U.S. Citizenship and Immigration Services (USCIS) is issuing policy guidance in the USCIS Policy Manual to update and clarify the procedures USCIS officers follow when termination of asylum status is considered in relation to adjudicating an asylum-based adjustment of status application.
U.S. Citizenship and Immigration Services (USCIS) is updating and incorporating relevant Adjudicator’s Field Manual (AFM) content into the USCIS Policy Manual. As that process is ongoing, USCIS has moved any remaining AFM content to its corresponding USCIS Policy Manual Part, in PDF format, until relevant AFM content has been properly incorporated into the USCIS Policy Manual. To the extent that a provision in the USCIS Policy Manual conflicts with remaining AFM content or Policy Memoranda, the updated information in the USCIS Policy Manual prevails. To find remaining AFM content, see the crosswalk (PDF) between the AFM and the Policy Manual.

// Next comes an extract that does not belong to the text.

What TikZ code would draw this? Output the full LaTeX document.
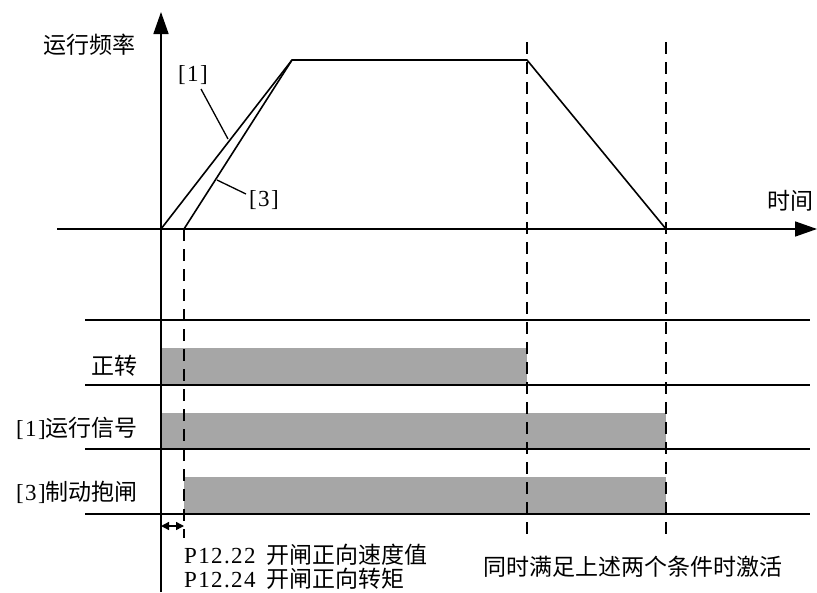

This technical update replaces all instances of the term “foreign national” with “alien” throughout the Policy Manual as used to refer to a person who meets the definition provided in INA 101(a)(3) [“any person not a citizen or national of the United States”].
U.S. Citizenship and Immigration Services (USCIS) is updating policy guidance in the USCIS Policy Manual to remove references to Biographic Information (Form G-325A).
U.S. Citizenship and Immigration Services (USCIS) is issuing policy guidance in the USCIS Policy Manual to address adjustment of status applications filed by refugees and asylees under INA sections 209(a) and 209(b).